Speaking of the Jets, the team fined defensive end — I would argue overly defensive end — Shaun Ellis for this move, about 35 seconds in.

Maybe it's unbecoming for a pro athlete, but the time-honored code of the snowball fighter dictates that whoever throws a snowball deserves one in return. Unfortunately for the Jets, this was their most accurate toss all afternoon. Rumor is that next season, defensive coordinator Bob Sutton will be scrapping the 3-4 defense in favor of a "wicked cool fort."

Odds Of An All-New York Super Bowl?

For the above reasons, I am suspending this heretofore regular feature. And also because the chances of a Jets-Giants matchup is slightly more than 1 percent.

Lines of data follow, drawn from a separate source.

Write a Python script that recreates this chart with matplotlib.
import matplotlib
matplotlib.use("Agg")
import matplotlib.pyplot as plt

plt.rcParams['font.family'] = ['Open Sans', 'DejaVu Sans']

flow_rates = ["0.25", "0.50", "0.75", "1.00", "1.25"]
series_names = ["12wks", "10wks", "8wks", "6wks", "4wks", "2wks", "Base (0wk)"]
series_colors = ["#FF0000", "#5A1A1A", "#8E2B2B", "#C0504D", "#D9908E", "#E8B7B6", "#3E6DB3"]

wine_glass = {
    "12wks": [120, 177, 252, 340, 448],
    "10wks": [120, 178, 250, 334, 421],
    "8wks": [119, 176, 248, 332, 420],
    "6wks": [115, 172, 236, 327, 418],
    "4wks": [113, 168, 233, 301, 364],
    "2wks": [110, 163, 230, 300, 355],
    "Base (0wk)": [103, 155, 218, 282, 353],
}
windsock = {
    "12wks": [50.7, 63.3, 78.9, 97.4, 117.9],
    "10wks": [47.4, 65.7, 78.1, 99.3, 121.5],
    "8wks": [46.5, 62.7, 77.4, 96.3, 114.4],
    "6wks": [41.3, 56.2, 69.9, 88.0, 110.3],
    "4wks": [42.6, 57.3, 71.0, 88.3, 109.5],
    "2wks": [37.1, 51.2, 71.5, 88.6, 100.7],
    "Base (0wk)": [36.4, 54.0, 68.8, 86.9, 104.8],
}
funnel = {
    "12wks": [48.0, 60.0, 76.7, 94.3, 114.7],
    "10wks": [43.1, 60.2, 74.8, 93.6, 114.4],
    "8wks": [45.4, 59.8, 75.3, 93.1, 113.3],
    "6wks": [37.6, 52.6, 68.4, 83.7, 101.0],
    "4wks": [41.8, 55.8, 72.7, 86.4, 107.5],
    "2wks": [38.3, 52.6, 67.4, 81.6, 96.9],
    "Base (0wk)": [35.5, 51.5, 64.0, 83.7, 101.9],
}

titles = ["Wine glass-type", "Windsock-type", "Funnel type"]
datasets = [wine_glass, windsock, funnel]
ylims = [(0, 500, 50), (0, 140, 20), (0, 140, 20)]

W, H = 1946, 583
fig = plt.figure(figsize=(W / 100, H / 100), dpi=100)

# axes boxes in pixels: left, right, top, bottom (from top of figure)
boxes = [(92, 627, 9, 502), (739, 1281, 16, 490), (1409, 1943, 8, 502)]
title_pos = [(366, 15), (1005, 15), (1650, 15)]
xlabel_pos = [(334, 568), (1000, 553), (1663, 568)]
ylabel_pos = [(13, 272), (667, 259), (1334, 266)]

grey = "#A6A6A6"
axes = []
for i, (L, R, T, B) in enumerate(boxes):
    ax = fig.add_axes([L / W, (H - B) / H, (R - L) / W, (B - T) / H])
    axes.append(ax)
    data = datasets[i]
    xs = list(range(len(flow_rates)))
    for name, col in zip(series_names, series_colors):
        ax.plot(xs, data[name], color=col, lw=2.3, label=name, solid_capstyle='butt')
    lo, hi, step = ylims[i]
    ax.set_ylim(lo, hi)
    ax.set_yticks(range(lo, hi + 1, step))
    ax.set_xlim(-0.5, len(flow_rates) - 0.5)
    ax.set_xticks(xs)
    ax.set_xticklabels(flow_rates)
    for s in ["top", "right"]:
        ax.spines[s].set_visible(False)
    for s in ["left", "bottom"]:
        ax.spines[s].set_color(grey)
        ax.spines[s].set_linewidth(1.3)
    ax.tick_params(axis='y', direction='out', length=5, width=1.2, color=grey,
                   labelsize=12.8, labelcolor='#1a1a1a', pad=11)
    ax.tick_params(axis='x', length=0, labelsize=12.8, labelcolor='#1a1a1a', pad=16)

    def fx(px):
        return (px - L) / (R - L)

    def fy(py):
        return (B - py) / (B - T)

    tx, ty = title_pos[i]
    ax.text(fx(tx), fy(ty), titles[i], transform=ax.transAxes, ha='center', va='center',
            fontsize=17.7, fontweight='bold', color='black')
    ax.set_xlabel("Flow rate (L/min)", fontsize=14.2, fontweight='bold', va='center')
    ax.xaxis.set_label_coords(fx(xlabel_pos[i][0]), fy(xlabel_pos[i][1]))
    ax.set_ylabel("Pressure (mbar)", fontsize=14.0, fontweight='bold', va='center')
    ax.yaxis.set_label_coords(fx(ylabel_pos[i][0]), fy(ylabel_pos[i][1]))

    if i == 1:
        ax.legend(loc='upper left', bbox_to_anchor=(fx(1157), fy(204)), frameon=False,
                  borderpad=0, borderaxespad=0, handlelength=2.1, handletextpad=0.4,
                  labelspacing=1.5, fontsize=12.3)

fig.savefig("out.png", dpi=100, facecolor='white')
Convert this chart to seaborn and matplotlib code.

Seeds Of Success And Dissent

As Jeff Chadiha of ESPN.com correctly points out, it's good to have the No. 1 seed in the playoffs:

Here's all you have to know about the value of being the top seed in the NFC playoffs: Six of the past nine No. 1 seeds in that conference have reached the Super Bowl.

But as Don Banks of Sports Illustrated points out, having the No. 1 seed isn't that good:

Keep in mind the following: This decade, the coveted No. 1 seed ain't all it's cracked up to be. ... Only one No. 1 seed has won the Super Bowl since 2000.

Both are right, but they're arguing different things. Banks is correct when he says the top-seeded teams — the Giants in the NFC and the Tennessee Titans in the AFC — aren't guaranteed tickets to Tampa. However, Chadiha is right to point out that they're more likely to get there than any other team. One way to look at the top seeds is that they have to win two home games to get to the Super Bowl. If a team has a 70 percent likelihood of winning each game, it still has only a 49 percent chance of winning both. That's just math.

Chokers, Jokers And Mediocres

Heading into the last week of the regular season, here are the teams that have cemented themselves as playing in cement. (To see how the rest stack up, you can go to sites like ESPN or Fox or CBS.)

Tampa Bay Buccaneers: Their record is good and they still could make the playoffs, but this is a tired defense.

San Francisco 49ers: Interim head coach Mike Singletary should be rewarded with an interim-ectomy. Samurai Mike possesses amazing powers of inspiration, stemming from the fact that he could probably beat up his entire team. Not all at once, but still.

Washington Redskins: It's good for everyone, be you a Portisan or a Zornian, to see the Redskins put forth a strong effort against a division rival. Otherwise, Congress might have authorized a bailout.

New York Jets: On their opening drive last game, they ran the ball seven times — gaining more than 4 yards a run each time. Then, faced with fourth and 1 from the Seahawks 2-yard line, they KICK A FIELD GOAL? Sadly, this is only the fourth-worst coaching decision of the afternoon.

Green Bay Packers: Playing the Packers is like trying to douse a carnival clown in a dunk tank. You get teased, even tormented. You lose the advantage and are overcome with frustration. You fire shot after shot, cursing yourself and investing time and effort, but in the end you walk away the victor, because he's still a clown in a dunk tank.